With 10x leverage, you control a position 10 times larger than your capital. A 1% price move results in a 10% gain or loss on your equity.

Is crypto margin trading profitable?
It can be profitable for skilled traders using sound strategies and risk management. However, most beginners lose money due to poor risk control.

Can I margin trade crypto in the U.S.?
Yes, but options are limited. Kraken and other regulated platforms offer margin services compliant with CFTC rules.

What is the best cryptocurrency for margin trading?
Bitcoin (BTC) and Ethereum (ETH) are top choices due to high liquidity and stable trading volumes.

How do I avoid liquidation?
Use stop-loss orders, monitor margin levels closely, start with low leverage, and consider isolated margin mode.

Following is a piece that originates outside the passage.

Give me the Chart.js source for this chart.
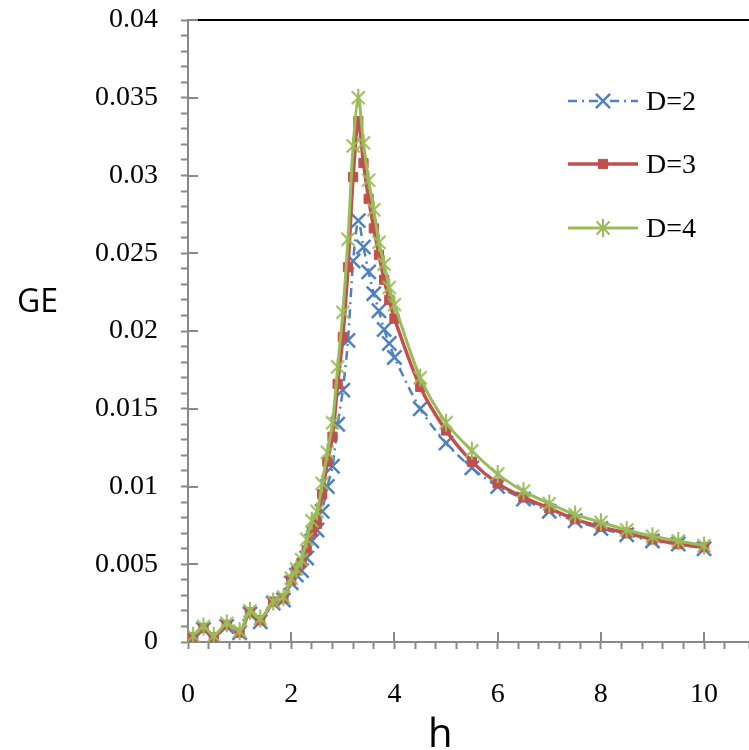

What is a healthy margin level?
Aim for a margin level above 100%. This means your equity exceeds the used margin, reducing liquidation risk.

Final Thoughts

Crypto margin trading is a powerful tool that can enhance returns and provide strategic flexibility. However, it demands discipline, knowledge, and strict risk management. Beginners should start small, use demo accounts, and avoid over-leveraging.

Whether you're looking to short the market or amplify gains during a bull run, understanding how margin trading works—and where to do it safely—is essential. With platforms offering up to 100x leverage and advanced risk controls, now is the time to educate yourself before diving in.

Remember: never trade with money you can’t afford to lose. The crypto market waits for no one—but informed traders always have the edge.